Items listed in a dataset
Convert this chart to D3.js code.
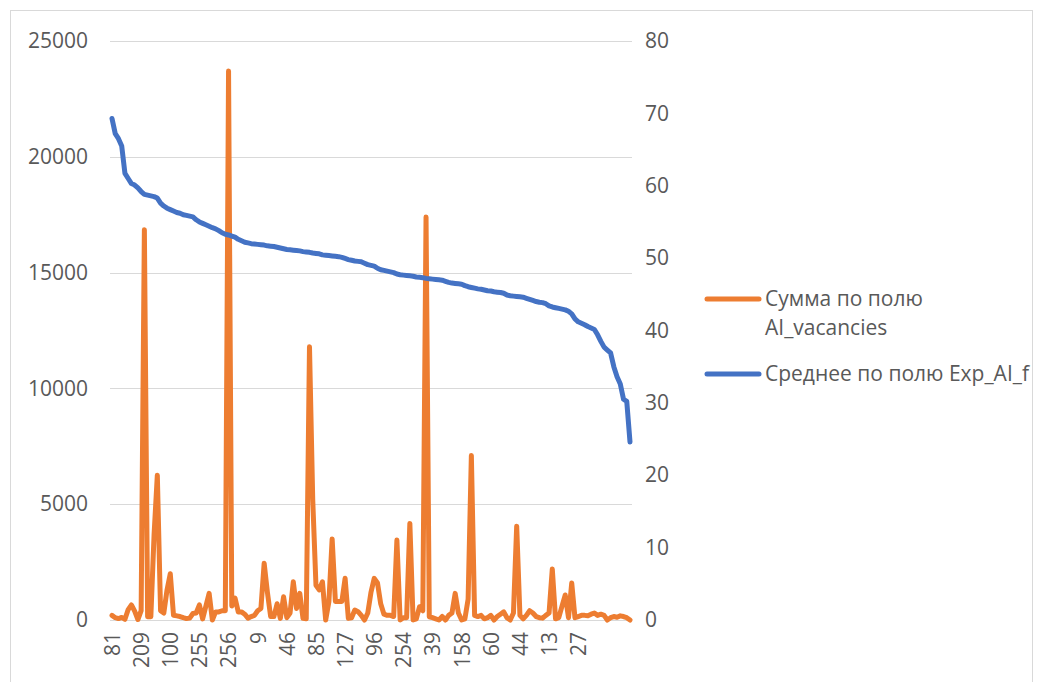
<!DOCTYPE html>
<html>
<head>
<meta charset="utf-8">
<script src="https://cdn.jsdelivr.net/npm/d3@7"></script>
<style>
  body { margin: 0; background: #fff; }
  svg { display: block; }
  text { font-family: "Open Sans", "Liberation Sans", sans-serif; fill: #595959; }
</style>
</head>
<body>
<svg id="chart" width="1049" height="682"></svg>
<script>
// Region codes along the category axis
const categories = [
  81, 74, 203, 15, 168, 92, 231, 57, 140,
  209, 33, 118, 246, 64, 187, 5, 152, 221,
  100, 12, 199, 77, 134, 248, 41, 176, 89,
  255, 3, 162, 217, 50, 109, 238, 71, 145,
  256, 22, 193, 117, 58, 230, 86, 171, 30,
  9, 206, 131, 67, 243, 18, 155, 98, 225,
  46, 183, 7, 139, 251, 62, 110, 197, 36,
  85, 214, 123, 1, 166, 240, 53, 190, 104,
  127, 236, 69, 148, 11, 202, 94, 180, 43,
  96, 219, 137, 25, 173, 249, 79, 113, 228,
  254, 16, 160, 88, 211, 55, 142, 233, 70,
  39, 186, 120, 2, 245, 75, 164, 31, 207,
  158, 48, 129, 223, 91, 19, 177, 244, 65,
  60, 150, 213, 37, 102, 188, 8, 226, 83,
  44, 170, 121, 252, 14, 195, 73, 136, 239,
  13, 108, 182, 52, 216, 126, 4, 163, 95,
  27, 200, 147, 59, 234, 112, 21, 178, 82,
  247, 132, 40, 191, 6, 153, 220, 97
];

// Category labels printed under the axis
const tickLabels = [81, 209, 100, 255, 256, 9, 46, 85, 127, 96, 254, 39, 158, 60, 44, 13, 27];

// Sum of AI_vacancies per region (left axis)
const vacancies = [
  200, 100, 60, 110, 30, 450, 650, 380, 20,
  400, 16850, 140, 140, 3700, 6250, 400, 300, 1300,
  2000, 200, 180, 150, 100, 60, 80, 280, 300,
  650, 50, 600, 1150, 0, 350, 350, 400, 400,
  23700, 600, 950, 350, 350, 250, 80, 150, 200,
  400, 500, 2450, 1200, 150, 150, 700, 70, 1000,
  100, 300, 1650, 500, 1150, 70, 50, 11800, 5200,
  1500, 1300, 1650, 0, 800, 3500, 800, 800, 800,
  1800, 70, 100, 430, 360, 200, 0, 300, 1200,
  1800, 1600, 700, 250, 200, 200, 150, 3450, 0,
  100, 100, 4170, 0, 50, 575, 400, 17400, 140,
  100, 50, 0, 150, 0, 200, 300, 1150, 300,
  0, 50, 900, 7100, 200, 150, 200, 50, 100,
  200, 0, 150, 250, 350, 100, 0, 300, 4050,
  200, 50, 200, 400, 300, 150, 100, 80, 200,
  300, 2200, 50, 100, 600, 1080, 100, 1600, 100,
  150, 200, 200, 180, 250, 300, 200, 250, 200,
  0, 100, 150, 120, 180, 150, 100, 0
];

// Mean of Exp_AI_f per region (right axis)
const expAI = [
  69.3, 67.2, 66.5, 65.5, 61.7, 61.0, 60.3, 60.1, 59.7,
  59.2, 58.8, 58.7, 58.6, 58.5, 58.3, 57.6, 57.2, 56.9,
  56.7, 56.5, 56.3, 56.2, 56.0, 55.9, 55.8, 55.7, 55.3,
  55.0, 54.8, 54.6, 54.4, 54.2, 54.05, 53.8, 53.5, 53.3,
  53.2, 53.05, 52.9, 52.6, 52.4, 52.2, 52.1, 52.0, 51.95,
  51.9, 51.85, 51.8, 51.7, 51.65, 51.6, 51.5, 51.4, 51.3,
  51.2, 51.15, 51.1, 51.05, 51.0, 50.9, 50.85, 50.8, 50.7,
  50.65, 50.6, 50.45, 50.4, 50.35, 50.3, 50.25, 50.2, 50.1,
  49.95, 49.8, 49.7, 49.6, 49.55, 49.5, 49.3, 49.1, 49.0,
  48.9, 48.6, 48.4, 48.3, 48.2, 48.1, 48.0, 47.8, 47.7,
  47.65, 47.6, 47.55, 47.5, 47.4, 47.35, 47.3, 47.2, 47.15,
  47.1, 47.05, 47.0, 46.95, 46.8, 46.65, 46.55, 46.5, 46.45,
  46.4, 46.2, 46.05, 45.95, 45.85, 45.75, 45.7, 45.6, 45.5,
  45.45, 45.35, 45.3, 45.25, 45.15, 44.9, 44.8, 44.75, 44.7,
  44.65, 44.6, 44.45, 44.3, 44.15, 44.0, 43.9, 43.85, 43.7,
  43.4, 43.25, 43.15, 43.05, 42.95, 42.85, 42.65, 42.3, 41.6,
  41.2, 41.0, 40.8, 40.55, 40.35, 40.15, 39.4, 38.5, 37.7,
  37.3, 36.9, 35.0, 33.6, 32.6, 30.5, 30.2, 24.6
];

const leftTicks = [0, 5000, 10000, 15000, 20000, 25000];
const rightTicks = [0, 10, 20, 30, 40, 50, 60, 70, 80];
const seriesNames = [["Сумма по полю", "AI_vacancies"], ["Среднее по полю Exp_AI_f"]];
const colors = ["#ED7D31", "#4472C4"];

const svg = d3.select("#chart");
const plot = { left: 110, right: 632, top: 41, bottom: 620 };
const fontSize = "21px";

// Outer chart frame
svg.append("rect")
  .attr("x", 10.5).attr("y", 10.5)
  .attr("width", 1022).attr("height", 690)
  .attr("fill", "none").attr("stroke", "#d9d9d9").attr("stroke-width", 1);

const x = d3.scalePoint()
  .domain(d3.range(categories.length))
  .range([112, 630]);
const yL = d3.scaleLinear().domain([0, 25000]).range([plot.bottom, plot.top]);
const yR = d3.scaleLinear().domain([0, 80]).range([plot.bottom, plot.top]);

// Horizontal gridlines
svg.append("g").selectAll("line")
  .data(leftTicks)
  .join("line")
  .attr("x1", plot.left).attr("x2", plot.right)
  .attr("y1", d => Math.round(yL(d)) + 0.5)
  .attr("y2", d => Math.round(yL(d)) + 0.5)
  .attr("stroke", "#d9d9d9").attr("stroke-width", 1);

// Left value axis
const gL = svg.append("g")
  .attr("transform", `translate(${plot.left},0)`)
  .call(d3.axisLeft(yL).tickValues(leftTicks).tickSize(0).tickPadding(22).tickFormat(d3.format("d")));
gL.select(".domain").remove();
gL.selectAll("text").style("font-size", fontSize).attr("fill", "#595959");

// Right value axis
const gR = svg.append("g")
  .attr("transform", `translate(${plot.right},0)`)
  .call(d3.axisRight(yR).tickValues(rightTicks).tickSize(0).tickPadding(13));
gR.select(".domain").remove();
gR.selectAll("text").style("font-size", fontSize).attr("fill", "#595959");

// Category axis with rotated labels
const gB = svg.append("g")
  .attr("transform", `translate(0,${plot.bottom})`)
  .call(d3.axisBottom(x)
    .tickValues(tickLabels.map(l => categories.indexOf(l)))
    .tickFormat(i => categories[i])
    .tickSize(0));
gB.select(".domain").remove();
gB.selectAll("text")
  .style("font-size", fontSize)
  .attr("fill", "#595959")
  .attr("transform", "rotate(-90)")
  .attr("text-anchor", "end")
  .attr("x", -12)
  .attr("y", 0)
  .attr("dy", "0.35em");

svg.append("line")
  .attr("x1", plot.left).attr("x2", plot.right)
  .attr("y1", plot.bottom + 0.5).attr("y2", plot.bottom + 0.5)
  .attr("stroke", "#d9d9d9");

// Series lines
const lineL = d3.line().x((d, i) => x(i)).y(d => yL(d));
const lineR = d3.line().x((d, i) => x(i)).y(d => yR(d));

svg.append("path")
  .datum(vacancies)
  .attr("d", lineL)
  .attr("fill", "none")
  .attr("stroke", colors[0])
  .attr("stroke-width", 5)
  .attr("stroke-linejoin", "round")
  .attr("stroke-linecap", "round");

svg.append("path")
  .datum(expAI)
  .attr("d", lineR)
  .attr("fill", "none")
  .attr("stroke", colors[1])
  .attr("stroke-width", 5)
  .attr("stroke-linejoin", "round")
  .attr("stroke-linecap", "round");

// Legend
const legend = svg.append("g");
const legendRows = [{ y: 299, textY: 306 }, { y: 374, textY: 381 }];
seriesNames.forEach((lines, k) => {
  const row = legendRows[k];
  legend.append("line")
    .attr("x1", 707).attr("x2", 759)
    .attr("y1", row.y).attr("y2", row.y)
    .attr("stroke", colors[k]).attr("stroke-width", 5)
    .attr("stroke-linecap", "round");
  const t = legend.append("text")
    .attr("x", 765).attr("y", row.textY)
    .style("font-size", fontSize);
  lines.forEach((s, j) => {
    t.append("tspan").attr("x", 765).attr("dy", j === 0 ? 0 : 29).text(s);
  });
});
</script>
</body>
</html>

--

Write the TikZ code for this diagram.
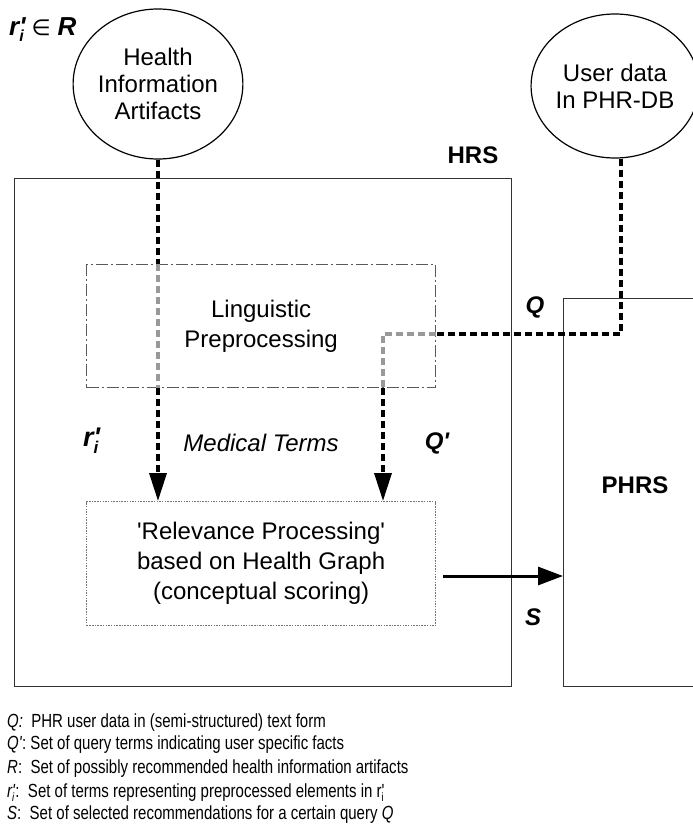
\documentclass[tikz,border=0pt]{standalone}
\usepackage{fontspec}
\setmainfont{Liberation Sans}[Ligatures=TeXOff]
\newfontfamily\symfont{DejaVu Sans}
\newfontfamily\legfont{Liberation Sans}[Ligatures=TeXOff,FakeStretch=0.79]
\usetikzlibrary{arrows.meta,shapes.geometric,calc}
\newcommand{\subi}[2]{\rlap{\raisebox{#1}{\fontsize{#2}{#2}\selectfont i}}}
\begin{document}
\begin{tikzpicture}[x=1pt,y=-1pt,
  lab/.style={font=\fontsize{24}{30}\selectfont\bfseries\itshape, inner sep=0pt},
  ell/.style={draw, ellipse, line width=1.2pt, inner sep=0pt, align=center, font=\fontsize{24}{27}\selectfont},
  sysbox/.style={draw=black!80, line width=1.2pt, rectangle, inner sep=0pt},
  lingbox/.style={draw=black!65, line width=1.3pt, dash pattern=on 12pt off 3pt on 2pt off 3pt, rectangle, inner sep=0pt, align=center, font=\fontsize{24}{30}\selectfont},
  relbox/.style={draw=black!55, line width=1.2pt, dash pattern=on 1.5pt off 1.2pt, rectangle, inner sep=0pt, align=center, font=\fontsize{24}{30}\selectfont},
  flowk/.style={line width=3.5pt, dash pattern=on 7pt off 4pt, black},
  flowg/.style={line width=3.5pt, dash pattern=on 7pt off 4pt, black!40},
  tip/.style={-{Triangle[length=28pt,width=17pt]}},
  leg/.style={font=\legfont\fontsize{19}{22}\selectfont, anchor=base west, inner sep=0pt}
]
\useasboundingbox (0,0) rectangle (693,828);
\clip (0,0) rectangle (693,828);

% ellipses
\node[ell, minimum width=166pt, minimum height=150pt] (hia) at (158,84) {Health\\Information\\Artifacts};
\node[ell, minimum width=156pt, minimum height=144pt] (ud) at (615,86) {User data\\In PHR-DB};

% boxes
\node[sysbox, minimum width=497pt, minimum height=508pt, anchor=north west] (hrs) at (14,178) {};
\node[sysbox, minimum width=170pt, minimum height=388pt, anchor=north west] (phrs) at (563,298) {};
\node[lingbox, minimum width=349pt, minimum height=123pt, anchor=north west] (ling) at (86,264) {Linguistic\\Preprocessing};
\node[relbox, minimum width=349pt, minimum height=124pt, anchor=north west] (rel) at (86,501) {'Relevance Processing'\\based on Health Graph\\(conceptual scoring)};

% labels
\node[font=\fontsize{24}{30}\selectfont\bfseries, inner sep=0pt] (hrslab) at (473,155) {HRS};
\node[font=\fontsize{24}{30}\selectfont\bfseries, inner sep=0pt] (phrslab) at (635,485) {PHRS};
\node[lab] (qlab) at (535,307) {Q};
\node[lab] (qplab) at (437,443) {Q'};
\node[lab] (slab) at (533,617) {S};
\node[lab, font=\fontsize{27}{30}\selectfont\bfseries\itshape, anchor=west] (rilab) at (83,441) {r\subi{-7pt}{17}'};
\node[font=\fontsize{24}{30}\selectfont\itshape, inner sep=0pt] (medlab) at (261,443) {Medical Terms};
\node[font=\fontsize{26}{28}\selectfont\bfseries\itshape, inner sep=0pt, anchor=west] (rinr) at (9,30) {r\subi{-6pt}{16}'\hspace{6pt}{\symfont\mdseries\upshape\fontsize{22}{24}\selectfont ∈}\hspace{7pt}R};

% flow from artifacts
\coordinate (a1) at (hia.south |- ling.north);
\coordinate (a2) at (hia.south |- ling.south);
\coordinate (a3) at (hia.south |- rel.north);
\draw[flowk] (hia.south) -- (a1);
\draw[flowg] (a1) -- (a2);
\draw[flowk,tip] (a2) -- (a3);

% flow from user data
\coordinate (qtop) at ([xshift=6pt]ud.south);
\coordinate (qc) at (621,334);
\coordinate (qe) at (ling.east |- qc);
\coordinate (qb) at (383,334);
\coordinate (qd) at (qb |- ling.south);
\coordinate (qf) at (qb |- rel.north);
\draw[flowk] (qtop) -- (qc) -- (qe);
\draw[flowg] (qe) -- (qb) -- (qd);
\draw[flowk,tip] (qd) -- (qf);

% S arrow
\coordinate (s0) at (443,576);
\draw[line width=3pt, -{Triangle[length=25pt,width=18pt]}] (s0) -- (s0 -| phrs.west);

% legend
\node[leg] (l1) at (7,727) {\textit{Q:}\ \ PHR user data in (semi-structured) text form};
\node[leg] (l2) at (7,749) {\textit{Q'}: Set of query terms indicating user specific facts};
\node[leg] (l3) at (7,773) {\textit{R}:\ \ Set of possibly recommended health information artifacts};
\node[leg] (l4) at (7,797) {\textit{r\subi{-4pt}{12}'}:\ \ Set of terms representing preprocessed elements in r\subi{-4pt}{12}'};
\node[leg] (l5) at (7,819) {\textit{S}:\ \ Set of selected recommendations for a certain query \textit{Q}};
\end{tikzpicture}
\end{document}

What needs to be done
Pictures do not belong in the copy. Reproduce exactly the lines from the one with "Write the TikZ code for this diagram." to the one with "minimum width=156pt, minimum", both lines included.

Task output
Write the TikZ code for this diagram.
\documentclass[tikz,border=0pt]{standalone}
\usepackage{fontspec}
\setmainfont{Liberation Sans}[Ligatures=TeXOff]
\newfontfamily\symfont{DejaVu Sans}
\newfontfamily\legfont{Liberation Sans}[Ligatures=TeXOff,FakeStretch=0.79]
\usetikzlibrary{arrows.meta,shapes.geometric,calc}
\newcommand{\subi}[2]{\rlap{\raisebox{#1}{\fontsize{#2}{#2}\selectfont i}}}
\begin{document}
\begin{tikzpicture}[x=1pt,y=-1pt,
  lab/.style={font=\fontsize{24}{30}\selectfont\bfseries\itshape, inner sep=0pt},
  ell/.style={draw, ellipse, line width=1.2pt, inner sep=0pt, align=center, font=\fontsize{24}{27}\selectfont},
  sysbox/.style={draw=black!80, line width=1.2pt, rectangle, inner sep=0pt},
  lingbox/.style={draw=black!65, line width=1.3pt, dash pattern=on 12pt off 3pt on 2pt off 3pt, rectangle, inner sep=0pt, align=center, font=\fontsize{24}{30}\selectfont},
  relbox/.style={draw=black!55, line width=1.2pt, dash pattern=on 1.5pt off 1.2pt, rectangle, inner sep=0pt, align=center, font=\fontsize{24}{30}\selectfont},
  flowk/.style={line width=3.5pt, dash pattern=on 7pt off 4pt, black},
  flowg/.style={line width=3.5pt, dash pattern=on 7pt off 4pt, black!40},
  tip/.style={-{Triangle[length=28pt,width=17pt]}},
  leg/.style={font=\legfont\fontsize{19}{22}\selectfont, anchor=base west, inner sep=0pt}
]
\useasboundingbox (0,0) rectangle (693,828);
\clip (0,0) rectangle (693,828);

% ellipses
\node[ell, minimum width=166pt, minimum height=150pt] (hia) at (158,84) {Health\\Information\\Artifacts};
\node[ell, minimum width=156pt, minimum height=144pt] (ud) at (615,86) {User data\\In PHR-DB};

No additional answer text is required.